The Future of Carbon Frame Production and Autoclave Technology
As the cycling industry continues to push boundaries, advanced autoclave technologies evolve in tandem. Innovations such as rapid-cure autoclaves that reduce cycle times, larger capacity chambers that allow bigger frame sets or multiple frames at once, and integration with robotic handling systems are making this technology more accessible and efficient.
Moreover, sustainable practices are gaining focus. A trend toward eco-friendly resins and recyclable carbon composites demands precise curing methods that autoclaves provide in producing consistent, high-quality frames aligned with environmental goals.

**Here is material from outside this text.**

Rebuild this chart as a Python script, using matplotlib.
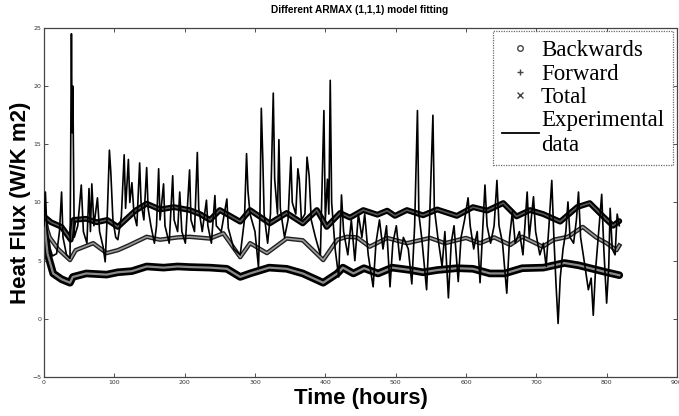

Finally, alternative technologies such as out-of-autoclave and additive manufacturing will mature but currently cannot match the performance and aesthetic heights set by high-pressure autoclave curing.
Conclusion
The secret to creating carbon frames that dazzle the eye and endure rigorous use lies in the meticulous control of resin curing facilitated by high-pressure autoclaves. This high-pressure technology imparts carbon frames with superior mechanical integrity, lightweight efficiency, and flawless finish—qualities that define high-end bicycle engineering. For manufacturers and riders alike, understanding and appreciating the role of autoclaves offers insight into why some carbon frames stand apart in an increasingly competitive market. As innovation accelerates, high-pressure autoclaves will remain at the heart of crafting the ultimate carbon masterpieces.